EXERCISE
Begin with the first line below and retype each line exactly through the line containing "const FONT = 'DejaVu Sans Mono';". Any pictures are to be left out.

RECORDED INFORMATION
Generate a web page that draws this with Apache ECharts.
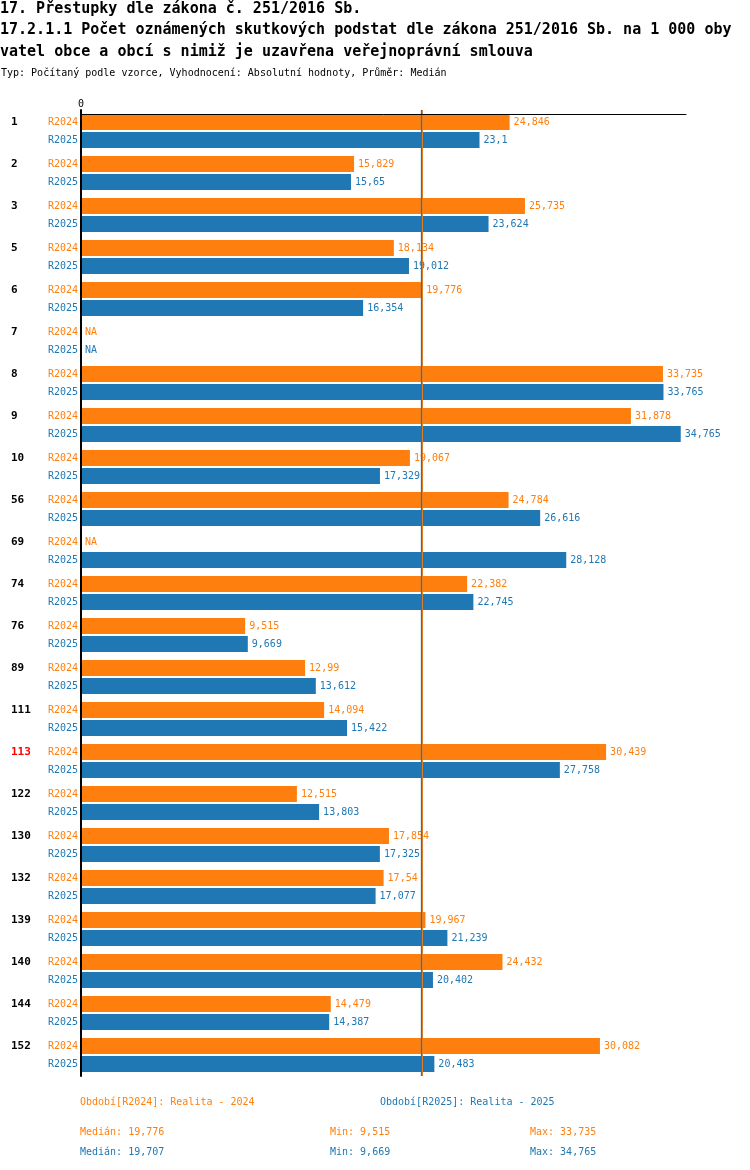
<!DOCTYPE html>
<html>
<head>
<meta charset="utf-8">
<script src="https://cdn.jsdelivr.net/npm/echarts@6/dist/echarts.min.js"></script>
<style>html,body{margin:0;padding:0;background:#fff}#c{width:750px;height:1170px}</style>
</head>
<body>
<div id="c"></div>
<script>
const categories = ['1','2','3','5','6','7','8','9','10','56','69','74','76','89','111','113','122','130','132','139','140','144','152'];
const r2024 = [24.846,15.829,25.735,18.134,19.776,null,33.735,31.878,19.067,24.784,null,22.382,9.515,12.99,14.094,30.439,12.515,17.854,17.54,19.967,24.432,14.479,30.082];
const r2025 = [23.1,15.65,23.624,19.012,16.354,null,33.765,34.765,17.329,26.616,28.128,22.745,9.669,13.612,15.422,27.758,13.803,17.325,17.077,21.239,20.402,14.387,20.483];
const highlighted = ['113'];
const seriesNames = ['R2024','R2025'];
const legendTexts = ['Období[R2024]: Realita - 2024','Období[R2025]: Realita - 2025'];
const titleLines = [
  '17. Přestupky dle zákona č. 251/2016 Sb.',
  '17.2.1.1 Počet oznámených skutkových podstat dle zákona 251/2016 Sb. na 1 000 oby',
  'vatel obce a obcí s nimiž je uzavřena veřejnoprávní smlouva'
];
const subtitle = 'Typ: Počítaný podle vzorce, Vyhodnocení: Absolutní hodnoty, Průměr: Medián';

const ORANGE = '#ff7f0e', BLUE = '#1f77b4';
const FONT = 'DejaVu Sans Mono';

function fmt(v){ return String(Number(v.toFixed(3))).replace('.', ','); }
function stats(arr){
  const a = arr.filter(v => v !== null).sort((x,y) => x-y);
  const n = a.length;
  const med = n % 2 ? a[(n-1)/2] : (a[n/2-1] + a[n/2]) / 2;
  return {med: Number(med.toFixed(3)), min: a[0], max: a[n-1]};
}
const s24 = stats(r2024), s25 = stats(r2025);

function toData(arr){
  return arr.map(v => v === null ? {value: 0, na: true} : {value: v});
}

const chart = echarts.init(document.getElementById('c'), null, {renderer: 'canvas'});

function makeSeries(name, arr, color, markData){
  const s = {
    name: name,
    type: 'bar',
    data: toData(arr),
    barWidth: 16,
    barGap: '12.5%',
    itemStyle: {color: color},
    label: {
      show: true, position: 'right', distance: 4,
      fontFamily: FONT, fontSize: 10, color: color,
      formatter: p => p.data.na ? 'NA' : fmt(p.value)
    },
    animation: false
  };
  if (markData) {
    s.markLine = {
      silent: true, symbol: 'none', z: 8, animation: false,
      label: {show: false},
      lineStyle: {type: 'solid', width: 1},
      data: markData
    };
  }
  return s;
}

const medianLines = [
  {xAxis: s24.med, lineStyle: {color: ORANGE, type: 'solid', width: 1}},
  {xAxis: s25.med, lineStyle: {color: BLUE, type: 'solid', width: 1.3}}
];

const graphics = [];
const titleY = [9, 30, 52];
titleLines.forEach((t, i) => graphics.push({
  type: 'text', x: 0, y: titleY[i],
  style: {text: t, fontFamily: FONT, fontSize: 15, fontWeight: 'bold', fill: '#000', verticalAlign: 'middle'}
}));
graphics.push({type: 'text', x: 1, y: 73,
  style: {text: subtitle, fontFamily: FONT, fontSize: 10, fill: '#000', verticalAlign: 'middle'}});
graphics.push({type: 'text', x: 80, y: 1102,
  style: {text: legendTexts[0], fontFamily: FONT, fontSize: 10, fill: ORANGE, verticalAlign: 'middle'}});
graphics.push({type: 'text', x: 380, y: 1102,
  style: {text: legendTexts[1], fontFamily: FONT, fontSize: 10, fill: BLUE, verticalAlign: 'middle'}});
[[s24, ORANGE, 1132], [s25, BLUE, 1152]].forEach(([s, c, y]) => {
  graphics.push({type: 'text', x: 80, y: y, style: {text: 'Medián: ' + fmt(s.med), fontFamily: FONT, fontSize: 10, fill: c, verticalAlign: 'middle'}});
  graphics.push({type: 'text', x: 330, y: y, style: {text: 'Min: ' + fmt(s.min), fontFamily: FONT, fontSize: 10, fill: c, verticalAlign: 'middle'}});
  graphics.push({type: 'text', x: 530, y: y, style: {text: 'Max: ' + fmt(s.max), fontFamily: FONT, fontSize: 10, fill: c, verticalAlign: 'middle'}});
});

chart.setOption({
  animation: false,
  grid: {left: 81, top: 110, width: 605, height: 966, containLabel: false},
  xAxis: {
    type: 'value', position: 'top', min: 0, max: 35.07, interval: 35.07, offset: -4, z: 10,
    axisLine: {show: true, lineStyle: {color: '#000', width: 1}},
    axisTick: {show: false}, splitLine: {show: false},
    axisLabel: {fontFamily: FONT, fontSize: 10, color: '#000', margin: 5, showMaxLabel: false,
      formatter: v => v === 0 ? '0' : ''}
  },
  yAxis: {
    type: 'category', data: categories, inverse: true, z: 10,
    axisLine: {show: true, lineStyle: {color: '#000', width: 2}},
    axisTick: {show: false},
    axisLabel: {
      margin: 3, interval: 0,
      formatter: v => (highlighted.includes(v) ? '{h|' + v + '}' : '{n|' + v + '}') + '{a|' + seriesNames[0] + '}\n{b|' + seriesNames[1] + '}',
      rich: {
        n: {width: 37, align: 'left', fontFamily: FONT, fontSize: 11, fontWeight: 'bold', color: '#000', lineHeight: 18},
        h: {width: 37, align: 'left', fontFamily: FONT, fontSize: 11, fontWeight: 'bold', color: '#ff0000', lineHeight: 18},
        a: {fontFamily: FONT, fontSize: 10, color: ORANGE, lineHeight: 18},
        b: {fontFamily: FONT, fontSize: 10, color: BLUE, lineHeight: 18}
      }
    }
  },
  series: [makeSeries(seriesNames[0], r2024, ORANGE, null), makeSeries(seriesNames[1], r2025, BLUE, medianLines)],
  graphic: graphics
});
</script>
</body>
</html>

THE SOLUTION
Generate a web page that draws this with Apache ECharts.
<!DOCTYPE html>
<html>
<head>
<meta charset="utf-8">
<script src="https://cdn.jsdelivr.net/npm/echarts@6/dist/echarts.min.js"></script>
<style>html,body{margin:0;padding:0;background:#fff}#c{width:750px;height:1170px}</style>
</head>
<body>
<div id="c"></div>
<script>
const categories = ['1','2','3','5','6','7','8','9','10','56','69','74','76','89','111','113','122','130','132','139','140','144','152'];
const r2024 = [24.846,15.829,25.735,18.134,19.776,null,33.735,31.878,19.067,24.784,null,22.382,9.515,12.99,14.094,30.439,12.515,17.854,17.54,19.967,24.432,14.479,30.082];
const r2025 = [23.1,15.65,23.624,19.012,16.354,null,33.765,34.765,17.329,26.616,28.128,22.745,9.669,13.612,15.422,27.758,13.803,17.325,17.077,21.239,20.402,14.387,20.483];
const highlighted = ['113'];
const seriesNames = ['R2024','R2025'];
const legendTexts = ['Období[R2024]: Realita - 2024','Období[R2025]: Realita - 2025'];
const titleLines = [
  '17. Přestupky dle zákona č. 251/2016 Sb.',
  '17.2.1.1 Počet oznámených skutkových podstat dle zákona 251/2016 Sb. na 1 000 oby',
  'vatel obce a obcí s nimiž je uzavřena veřejnoprávní smlouva'
];
const subtitle = 'Typ: Počítaný podle vzorce, Vyhodnocení: Absolutní hodnoty, Průměr: Medián';

const ORANGE = '#ff7f0e', BLUE = '#1f77b4';
const FONT = 'DejaVu Sans Mono';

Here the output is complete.